- **AIM OF THE EXERCISE**: Starting at the first line of the data, please print exactly those lines through the one that holds "Chart.register(...registerables);", omitting every picture.

- **DATA SEGMENT**:
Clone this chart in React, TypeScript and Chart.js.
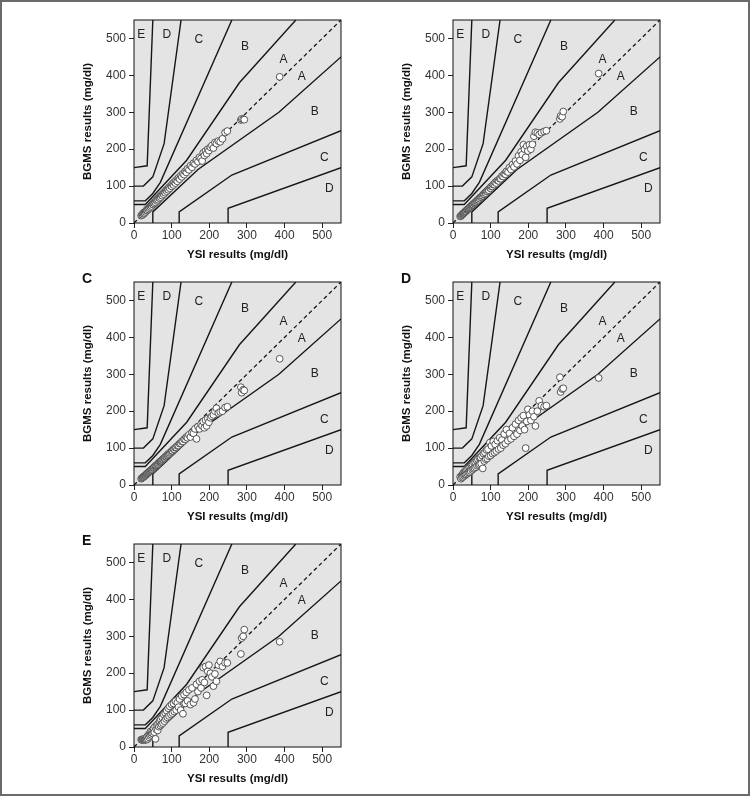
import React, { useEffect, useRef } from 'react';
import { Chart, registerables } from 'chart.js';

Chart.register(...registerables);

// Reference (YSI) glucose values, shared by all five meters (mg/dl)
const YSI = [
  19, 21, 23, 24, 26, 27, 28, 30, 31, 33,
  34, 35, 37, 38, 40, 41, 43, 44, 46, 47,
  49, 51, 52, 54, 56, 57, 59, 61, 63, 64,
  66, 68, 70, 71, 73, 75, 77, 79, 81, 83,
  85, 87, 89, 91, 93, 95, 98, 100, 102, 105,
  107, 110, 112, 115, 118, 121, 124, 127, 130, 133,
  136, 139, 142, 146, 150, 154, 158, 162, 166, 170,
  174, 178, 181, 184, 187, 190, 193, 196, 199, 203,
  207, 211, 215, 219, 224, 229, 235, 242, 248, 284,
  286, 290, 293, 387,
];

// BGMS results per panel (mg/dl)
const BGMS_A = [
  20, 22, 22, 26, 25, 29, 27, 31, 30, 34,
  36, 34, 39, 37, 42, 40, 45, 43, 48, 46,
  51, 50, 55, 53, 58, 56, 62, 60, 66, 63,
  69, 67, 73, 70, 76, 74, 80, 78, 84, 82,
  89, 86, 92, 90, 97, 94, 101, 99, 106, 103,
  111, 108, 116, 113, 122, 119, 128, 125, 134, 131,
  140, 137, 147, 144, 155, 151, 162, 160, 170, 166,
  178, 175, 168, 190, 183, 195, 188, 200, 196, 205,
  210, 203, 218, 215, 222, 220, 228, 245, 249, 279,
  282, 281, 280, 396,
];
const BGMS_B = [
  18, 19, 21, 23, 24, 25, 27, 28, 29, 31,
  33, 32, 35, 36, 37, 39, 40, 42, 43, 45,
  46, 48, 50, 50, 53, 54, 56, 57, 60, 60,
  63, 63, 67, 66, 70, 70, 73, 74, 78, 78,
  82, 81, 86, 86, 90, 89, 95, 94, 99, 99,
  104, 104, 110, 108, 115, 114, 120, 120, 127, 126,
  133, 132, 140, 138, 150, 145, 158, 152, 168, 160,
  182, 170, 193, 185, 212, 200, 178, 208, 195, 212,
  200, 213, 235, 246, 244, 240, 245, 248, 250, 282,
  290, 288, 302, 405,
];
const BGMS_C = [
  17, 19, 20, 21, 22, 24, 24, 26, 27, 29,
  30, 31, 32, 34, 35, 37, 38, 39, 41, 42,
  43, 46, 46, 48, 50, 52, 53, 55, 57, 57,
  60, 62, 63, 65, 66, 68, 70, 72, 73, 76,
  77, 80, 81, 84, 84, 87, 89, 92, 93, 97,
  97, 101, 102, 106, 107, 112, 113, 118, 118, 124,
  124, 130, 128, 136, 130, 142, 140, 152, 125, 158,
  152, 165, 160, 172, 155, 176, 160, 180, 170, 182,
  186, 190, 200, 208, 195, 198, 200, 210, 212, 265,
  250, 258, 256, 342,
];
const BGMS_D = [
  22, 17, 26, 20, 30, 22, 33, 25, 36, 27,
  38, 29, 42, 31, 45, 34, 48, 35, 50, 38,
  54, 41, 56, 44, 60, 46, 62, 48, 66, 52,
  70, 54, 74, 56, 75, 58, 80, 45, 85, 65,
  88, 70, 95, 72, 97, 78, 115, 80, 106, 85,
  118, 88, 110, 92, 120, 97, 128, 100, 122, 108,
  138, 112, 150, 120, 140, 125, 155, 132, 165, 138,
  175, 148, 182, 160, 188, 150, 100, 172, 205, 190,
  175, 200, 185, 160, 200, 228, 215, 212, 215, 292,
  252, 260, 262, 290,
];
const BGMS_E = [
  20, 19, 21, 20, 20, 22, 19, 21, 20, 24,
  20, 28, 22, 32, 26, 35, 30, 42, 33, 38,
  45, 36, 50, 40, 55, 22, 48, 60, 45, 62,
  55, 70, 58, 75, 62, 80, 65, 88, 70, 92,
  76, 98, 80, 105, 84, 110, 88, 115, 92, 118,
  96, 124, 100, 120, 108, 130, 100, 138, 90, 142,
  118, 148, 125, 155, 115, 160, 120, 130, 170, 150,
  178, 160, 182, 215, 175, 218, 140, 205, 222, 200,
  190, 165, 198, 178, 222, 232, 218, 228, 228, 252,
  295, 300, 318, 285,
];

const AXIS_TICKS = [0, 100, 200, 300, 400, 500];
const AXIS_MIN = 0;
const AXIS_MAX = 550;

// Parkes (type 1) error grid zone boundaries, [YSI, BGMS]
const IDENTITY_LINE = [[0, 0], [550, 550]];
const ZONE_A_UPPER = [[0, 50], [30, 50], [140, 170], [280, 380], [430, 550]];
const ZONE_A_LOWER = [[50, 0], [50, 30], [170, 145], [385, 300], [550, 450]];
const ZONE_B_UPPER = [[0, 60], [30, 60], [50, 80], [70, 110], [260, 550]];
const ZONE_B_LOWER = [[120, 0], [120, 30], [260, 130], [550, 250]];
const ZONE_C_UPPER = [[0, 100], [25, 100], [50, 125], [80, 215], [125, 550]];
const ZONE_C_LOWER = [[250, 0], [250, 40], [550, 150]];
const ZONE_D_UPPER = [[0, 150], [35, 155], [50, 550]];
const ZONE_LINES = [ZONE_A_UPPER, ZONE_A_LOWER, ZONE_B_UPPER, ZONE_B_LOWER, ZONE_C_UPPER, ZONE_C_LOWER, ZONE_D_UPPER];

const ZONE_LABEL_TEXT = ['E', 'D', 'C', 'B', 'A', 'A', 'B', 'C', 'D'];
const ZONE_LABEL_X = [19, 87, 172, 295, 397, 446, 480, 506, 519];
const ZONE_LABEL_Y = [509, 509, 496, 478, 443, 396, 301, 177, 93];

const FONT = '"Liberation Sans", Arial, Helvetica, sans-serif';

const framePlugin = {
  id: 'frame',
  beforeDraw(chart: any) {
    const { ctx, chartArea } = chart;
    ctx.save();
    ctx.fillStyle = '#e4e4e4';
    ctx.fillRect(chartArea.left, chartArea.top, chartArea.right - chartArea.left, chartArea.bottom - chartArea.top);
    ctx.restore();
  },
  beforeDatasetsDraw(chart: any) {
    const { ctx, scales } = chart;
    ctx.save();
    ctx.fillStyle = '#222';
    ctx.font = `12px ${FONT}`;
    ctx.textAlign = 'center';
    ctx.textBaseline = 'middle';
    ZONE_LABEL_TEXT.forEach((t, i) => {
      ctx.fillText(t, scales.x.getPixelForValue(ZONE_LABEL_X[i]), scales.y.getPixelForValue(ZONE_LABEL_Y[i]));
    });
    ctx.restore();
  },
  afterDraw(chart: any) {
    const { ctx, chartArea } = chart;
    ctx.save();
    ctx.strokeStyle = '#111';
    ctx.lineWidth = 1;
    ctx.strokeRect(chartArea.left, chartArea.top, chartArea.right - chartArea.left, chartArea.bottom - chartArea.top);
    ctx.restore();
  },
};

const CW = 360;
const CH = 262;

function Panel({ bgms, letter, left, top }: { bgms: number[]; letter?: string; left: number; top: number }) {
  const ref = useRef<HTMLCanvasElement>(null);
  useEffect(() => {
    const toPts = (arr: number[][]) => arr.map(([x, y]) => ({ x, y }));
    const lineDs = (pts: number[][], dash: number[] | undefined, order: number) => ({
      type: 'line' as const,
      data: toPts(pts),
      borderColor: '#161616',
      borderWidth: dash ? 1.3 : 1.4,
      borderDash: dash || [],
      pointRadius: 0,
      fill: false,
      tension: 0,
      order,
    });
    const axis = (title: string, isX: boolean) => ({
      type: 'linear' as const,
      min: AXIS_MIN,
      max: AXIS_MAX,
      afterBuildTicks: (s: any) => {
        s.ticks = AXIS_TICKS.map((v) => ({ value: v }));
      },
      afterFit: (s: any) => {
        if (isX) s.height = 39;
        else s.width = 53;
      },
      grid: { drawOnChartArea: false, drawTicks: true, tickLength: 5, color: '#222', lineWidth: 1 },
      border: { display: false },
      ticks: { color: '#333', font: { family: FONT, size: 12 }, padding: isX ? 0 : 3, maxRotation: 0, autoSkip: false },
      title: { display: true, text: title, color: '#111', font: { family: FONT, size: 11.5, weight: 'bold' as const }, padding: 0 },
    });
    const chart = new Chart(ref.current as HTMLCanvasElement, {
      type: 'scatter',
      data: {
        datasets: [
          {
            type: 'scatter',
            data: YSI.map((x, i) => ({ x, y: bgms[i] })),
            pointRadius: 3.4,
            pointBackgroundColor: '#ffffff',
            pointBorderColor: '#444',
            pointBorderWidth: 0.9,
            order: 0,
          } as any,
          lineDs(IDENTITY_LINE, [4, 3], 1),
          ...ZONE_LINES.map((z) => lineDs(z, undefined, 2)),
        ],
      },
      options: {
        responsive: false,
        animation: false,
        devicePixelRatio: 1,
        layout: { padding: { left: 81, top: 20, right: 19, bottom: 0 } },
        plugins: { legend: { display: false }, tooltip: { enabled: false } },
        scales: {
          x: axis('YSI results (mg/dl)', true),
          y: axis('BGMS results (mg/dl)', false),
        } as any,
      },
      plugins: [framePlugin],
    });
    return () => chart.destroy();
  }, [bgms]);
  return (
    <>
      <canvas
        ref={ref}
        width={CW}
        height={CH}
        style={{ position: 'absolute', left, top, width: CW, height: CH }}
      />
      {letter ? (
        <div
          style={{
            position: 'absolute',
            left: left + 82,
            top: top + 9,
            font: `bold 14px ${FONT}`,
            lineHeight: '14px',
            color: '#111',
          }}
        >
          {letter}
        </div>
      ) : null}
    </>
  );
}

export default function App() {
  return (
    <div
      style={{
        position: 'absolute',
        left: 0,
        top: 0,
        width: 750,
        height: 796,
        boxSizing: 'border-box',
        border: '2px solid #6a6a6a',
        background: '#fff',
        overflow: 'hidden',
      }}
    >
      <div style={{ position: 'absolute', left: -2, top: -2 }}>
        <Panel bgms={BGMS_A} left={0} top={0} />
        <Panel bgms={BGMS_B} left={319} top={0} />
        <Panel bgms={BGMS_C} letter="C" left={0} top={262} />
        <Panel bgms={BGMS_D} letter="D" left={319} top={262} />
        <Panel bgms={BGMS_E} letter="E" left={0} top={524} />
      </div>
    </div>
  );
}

- **WORKED SOLUTION**:
Clone this chart in React, TypeScript and Chart.js.
import React, { useEffect, useRef } from 'react';
import { Chart, registerables } from 'chart.js';

Chart.register(...registerables);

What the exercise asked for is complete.